• INFORMATION PROVIDED:

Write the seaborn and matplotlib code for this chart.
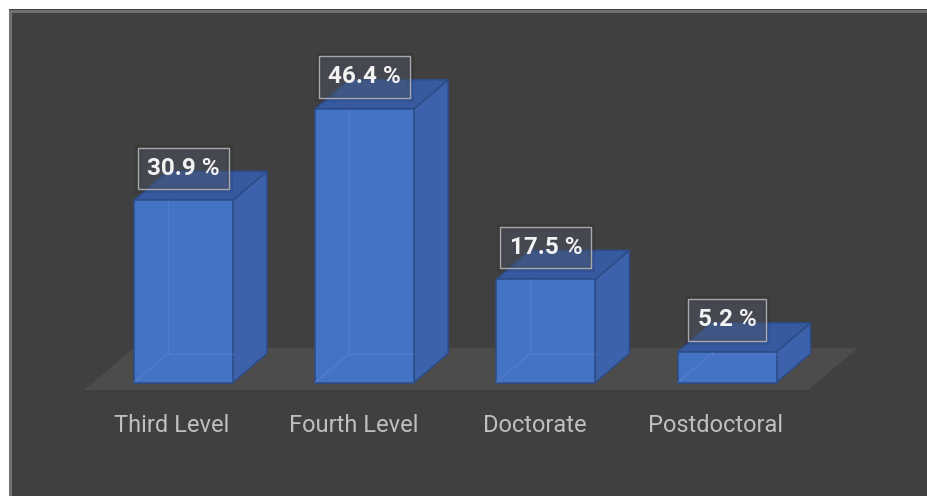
import matplotlib
matplotlib.use("Agg")
import matplotlib.pyplot as plt
from matplotlib.patches import Polygon, Rectangle
from matplotlib.lines import Line2D
import matplotlib.patheffects as pe
import seaborn as sns
import pandas as pd

# Highest education level reached
categories = ["Third Level", "Fourth Level", "Doctorate", "Postdoctoral"]
shares = [30.9, 46.4, 17.5, 5.2]
value_labels = ["30.9 %", "46.4 %", "17.5 %", "5.2 %"]

W, H, DPI = 928, 496, 100

sns.set_theme(style="white")
plt.rcParams["font.family"] = ["Roboto", "DejaVu Sans"]

FRONT = "#4472C4"
SIDE = "#3B62AA"
TOP = "#3759A0"
EDGE = "#2C4C86"
PANEL = "#404040"
FLOOR = "#4E4B4B"

fig = plt.figure(figsize=(W / DPI, H / DPI), dpi=DPI, facecolor=PANEL)

# white margin above and left of the dark panel, with a grey border line
fig.add_artist(Rectangle((0, (H - 9) / H), 1, 9 / H, transform=fig.transFigure,
                         facecolor="white", edgecolor="none", zorder=0))
fig.add_artist(Rectangle((0, 0), 9 / W, 1, transform=fig.transFigure,
                         facecolor="white", edgecolor="none", zorder=0))
fig.add_artist(Line2D([10.5 / W, 1], [(H - 10.5) / H] * 2, transform=fig.transFigure,
                      color="#727272", linewidth=2.2, zorder=0))
fig.add_artist(Line2D([10.5 / W] * 2, [0, (H - 10.5) / H], transform=fig.transFigure,
                      color="#727272", linewidth=2.2, zorder=0))

ax = fig.add_axes([0, 0, 1, 1])
ax.patch.set_visible(False)

df = pd.DataFrame({"level": categories, "share": shares})
sns.barplot(data=df, x="level", y="share", color=FRONT, saturation=1,
            width=0.546, edgecolor=EDGE, linewidth=1.1, ax=ax, zorder=3)

# pixel scale of the plotting area
X0, SX = 183.5, 181.2     # px of first category, px per category
Y0, SY = 113.5, 5.9       # px of zero from bottom, px per percent
ax.set_xlim(-X0 / SX, (W - X0) / SX)
ax.set_ylim(-Y0 / SY, (H - Y0) / SY)
ax.axis("off")


def to_data(px, py):
    """Convert pixel position (from top-left) into data coordinates."""
    return (px - X0) / SX, (H - py - Y0) / SY


# floor of the 3-D plot area
floor = [to_data(84, 390), to_data(808, 390), to_data(858, 348), to_data(134, 348)]
ax.add_patch(Polygon(floor, closed=True, facecolor=FLOOR, edgecolor="none", zorder=1))

DX, DY = 34 / SX, 29 / SY   # depth of each column

for bar, label in zip(ax.patches[:len(shares)], value_labels):
    x0, w, h = bar.get_x(), bar.get_width(), bar.get_height()
    side = [(x0 + w, 0), (x0 + w + DX, DY), (x0 + w + DX, h + DY), (x0 + w, h)]
    top = [(x0, h), (x0 + DX, h + DY), (x0 + w + DX, h + DY), (x0 + w, h)]
    ax.add_patch(Polygon(side, closed=True, facecolor=SIDE, edgecolor=EDGE,
                         linewidth=1.1, zorder=2))
    ax.add_patch(Polygon(top, closed=True, facecolor=TOP, edgecolor=EDGE,
                         linewidth=1.1, zorder=2))
    # hidden back edges seen through the translucent column
    for xs, ys in (([x0 + DX, x0 + DX], [DY, h]),
                   ([x0, x0 + DX], [0, DY]),
                   ([x0 + DX, x0 + w], [DY, DY])):
        ax.add_line(Line2D(xs, ys, color="#6F93D6", alpha=0.3, linewidth=1.0, zorder=4))

    ann = ax.annotate(label, xy=(x0 + w / 2, h), xytext=(0, 23), textcoords="offset points",
                      ha="center", va="center", fontsize=17.5, fontweight="bold",
                      color="#F2F2F2", zorder=6,
                      bbox=dict(boxstyle="square,pad=0.38", facecolor=(0.30, 0.33, 0.40, 0.42),
                                edgecolor="#A8A8A8", linewidth=1.0))
    ann.get_bbox_patch().set_path_effects(
        [pe.Stroke(linewidth=5, foreground="black", alpha=0.08), pe.Normal()])

label_y = to_data(0, 425)[1]
for i, name in enumerate(categories):
    ax.text(i - 11.5 / SX, label_y, name, ha="center", va="center",
            fontsize=17, color="#BFBFBF", zorder=5)

fig.savefig("out.png", dpi=DPI, facecolor=PANEL)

• INSTRUCTIONS TO FOLLOW:
Take the lines from the start of the material to the line with "fig = plt.figure(figsize=(W", both included, and transcribe them exactly without the pictures.

• EXPECTED OUTPUT:
Write the seaborn and matplotlib code for this chart.
import matplotlib
matplotlib.use("Agg")
import matplotlib.pyplot as plt
from matplotlib.patches import Polygon, Rectangle
from matplotlib.lines import Line2D
import matplotlib.patheffects as pe
import seaborn as sns
import pandas as pd

# Highest education level reached
categories = ["Third Level", "Fourth Level", "Doctorate", "Postdoctoral"]
shares = [30.9, 46.4, 17.5, 5.2]
value_labels = ["30.9 %", "46.4 %", "17.5 %", "5.2 %"]

W, H, DPI = 928, 496, 100

sns.set_theme(style="white")
plt.rcParams["font.family"] = ["Roboto", "DejaVu Sans"]

FRONT = "#4472C4"
SIDE = "#3B62AA"
TOP = "#3759A0"
EDGE = "#2C4C86"
PANEL = "#404040"
FLOOR = "#4E4B4B"

fig = plt.figure(figsize=(W / DPI, H / DPI), dpi=DPI, facecolor=PANEL)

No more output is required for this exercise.